In its fund flow report for the week ended June 20, 2025, MIDF said they recorded a net outflow of RM565.2 million, slightly higher than the previous week’s RM444.4 million.
“The foreign investors were net sellers on every trading day, with outflows ranging from (-RM52.5 million) to (-RM202.2 million).
“The largest outflow was recorded on Friday, followed by Monday with (-RM130.3 million),” said the investment bank.
The three sectors that recorded the highest net foreign inflows were transportation and logistics (RM95.8 million), real estate investment trusts (RM38.4 million), and construction (RM28.9 million).
Meanwhile, the sectors with the highest net foreign outflows were financial services (RM387.4 million), healthcare (RM110 million), and industrial products and services (RM52.9 million).
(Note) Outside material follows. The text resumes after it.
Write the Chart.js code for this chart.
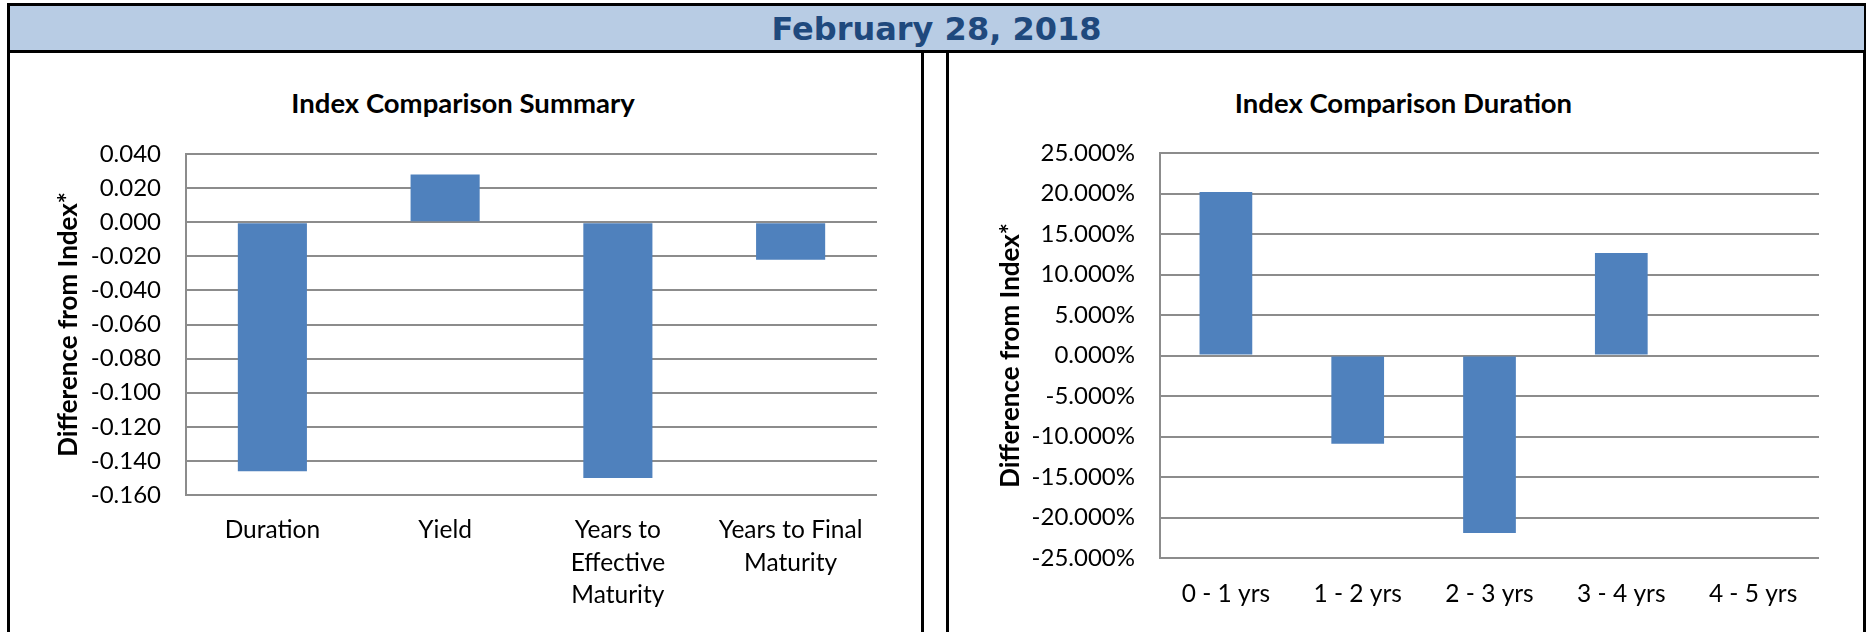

Local institutions continued their buying streak for the fifth consecutive week, with net inflows amounting to RM510.6 million compared with RM620.6 million in the previous week.
However, local retailers snapped their two-week outflow streak, recording a net inflow of RM54.7 million,
In Asia, foreign investors reversed their net buying position last week, recording an outflow of (-US$618.6 million or -RM2.65 billion), except for South Korea and India, which registered net foreign inflows.
The investment bank noted that the average daily trading volume saw a broad-based decline last week, except for foreign investors.
“Local institutions and local retailers saw a decline of (-13.3%) and (-10.9%), respectively, while foreign investors saw a surge of (+24%),” it added.